Marketers who try to analyse the growth potentials from young shoppers and older shoppers have overlooked a third option, according to WSL Strategic Retail. Given the composition of the population, there is actually very little choice between the youth market and the older consumer: Success demands that marketers have them both, and this can be done by simply focusing less on their differences and more on the similar benefits they expect from products and services.
Those who stop to look at the population statistics on the ageing of American citizens will find that nearly 77 million people make up one-quarter of the nation's population and control half of the nation's consumer spending (approximately US$2 trillion dollars). But how does that translate into a sales opportunity for specific categories? Well, many marketers have already decided that the rewards of boomer sales don't offset the risk of identifying the brand with "old people" (something often seen as "the kiss of death" in our increasingly youth-driven culture). But the tide is slowly turning, WSL suggests.
As so many boomers reach 50 and 60, there is the real risk that avoiding these consumers leads them to reduce their spending in each category. Shoppers of every age buy more because advertising entices them - and without advertising to tempt them, they may revert to extreme rational behaviour and decide that they don't need to try a different cereal, buy another pair of shoes, or take a holiday in Spring. WSL advises that boomers must become part of every company's advertising message to further encourage cross-selling and product/service sampling.
WSL's concept of "ageless marketing" involves not looking for the differences created by ageing and instead focusing on the similarities between shoppers, regardless of their age. There is no age associated with the desire to create a dream kitchen, have hair that is full and shiny, turn soup into a quick meal, and find the lowest price. Age does not define the desire to look good and be smart shopper.
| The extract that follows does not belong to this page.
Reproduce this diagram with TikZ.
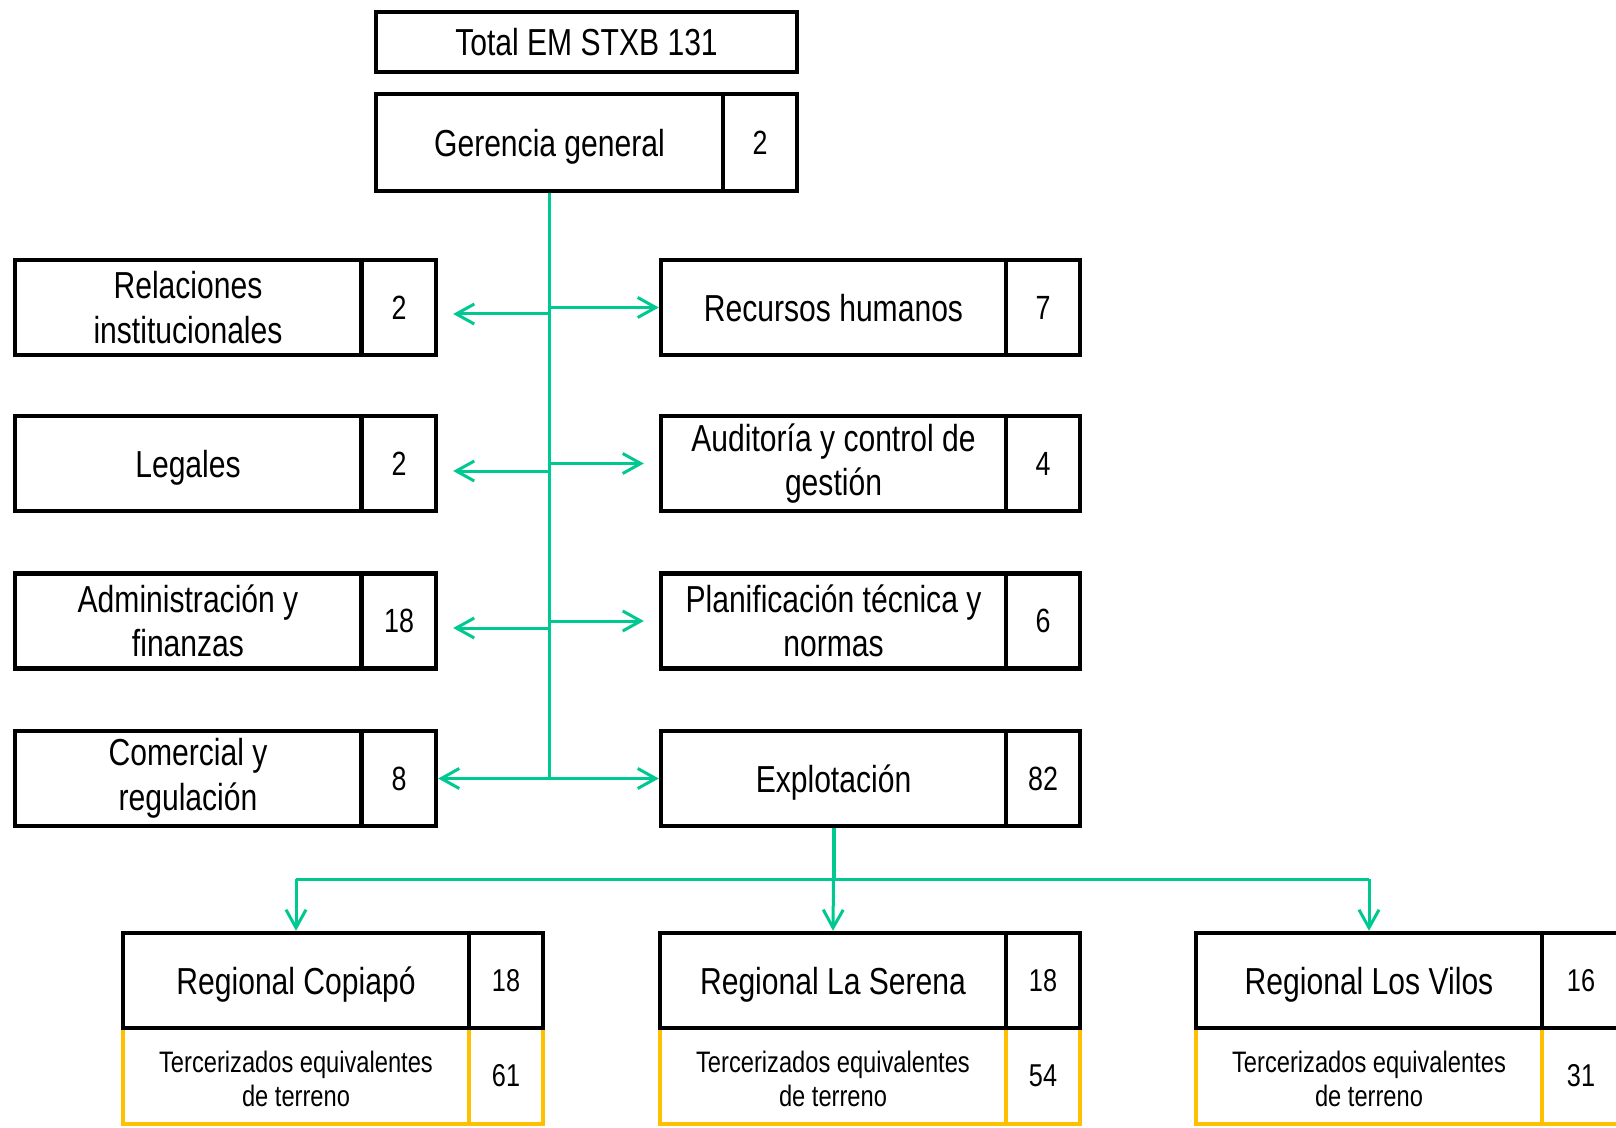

The company's ongoing research study, entitled 'How America Shops', interviews 6,000 shoppers every year. This year the company worked hard to find the differences between boomers and adults under 40. For the most part, there are very few differences: They shop alike, make similar choices, and are equally enticed to try new products. But differences appear where they are least expected, in categories driven by ageing (such as blood pressure devices and pregnancy test kits), and in categories where older shoppers need a little longer to begin participating fully (such as creating their own music CDs).
According to WSL, what is most important to succeed with boomers is age diversity in the overall marketing message. Include people over 40 in the message and give them a product that they want to buy again.